ANZAC Day is not a celebration of war — it is an act of bearing witness. It asks us to pause and reflect on the cost of conflict, to honour the human spirit, and to carry forward the stories of those who came before. In remembering the ANZACs, we honour not only courage, but the burden carried — a weight passed down through families, communities, national ceremonies, and artistic expression.
Yet one cost of war often remains unspoken: its toll on the Earth itself.
As Jurgen Brauer outlines in War and Nature: The Environmental Consequences of War in a Globalized World, war is not only a human tragedy — it is also an ecological catastrophe. Military actions destroy forests, poison waterways, collapse ecosystems, and leave behind toxic legacies that last for generations.

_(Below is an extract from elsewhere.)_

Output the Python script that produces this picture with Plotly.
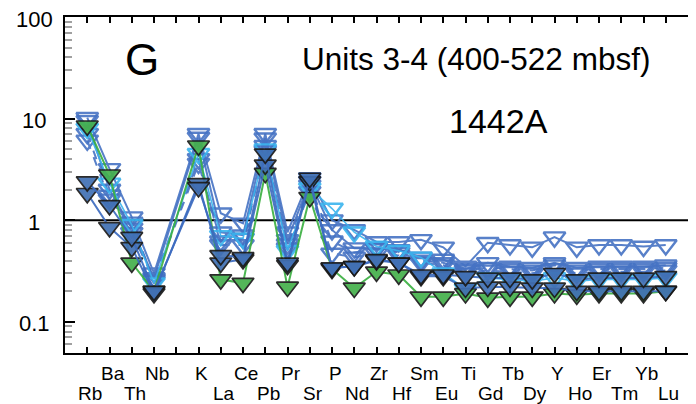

From scorched earth policies and chemical defoliants to bombed-out landscapes and radioactive residues, the environmental footprint of war is staggering. The military-industrial complex ranks among the world’s most destructive polluters. Forests are flattened, soil is sterilised, rivers run black, and wildlife vanishes — casualties rarely counted in war memorials.
This deeper truth adds complexity to remembrance. War is not confined to the battlefield; it scars everything it touches — including the biosphere we all depend on.
This layered grief is captured powerfully in the 1997 sci-fi film The Fifth Element. As Leeloo — a being of divine purity and immense intelligence — rapidly learns about human history, she encounters war. Not as a sequence of images, but as an overwhelming flood of knowing. Her reaction is not one of shock alone, but of spiritual collapse. She weeps, not because she is weak, but because she understands. And what she understands is unbearable.
It’s a cinematic echo of the emotional terrain that many veterans and civilians must navigate after war: the comprehension of suffering on a scale too vast for language. Leeloo’s paradox — pure and competent, innocent yet deeply aware — becomes a mirror for our own suppressed grief.
The destruction of war is not abstract. It is personal. Emotional. Ecological.
In this way, rosemary and Leeloo carry similar weight. Each, in their own context, symbolises the quiet power of memory — and the pain of knowing. From ancient herbs to modern films, the language of remembrance surrounds us. War is not only fought with weapons. It is felt in hearts, in the silence after a scream, in the shattered soil beneath our feet.
As we mark ANZAC Day, let us remember not only the fallen soldiers, but also the fallen forests. War leaves its imprint not just in history books, but in the air we breathe and the land we walk on.
Rosemary, in this light, is more than a token. It is a reminder — of sacrifice, yes, but also of the urgent need to protect what remains. Remembrance is not just about looking back. It is a call to care — for one another, and for the only planet we share.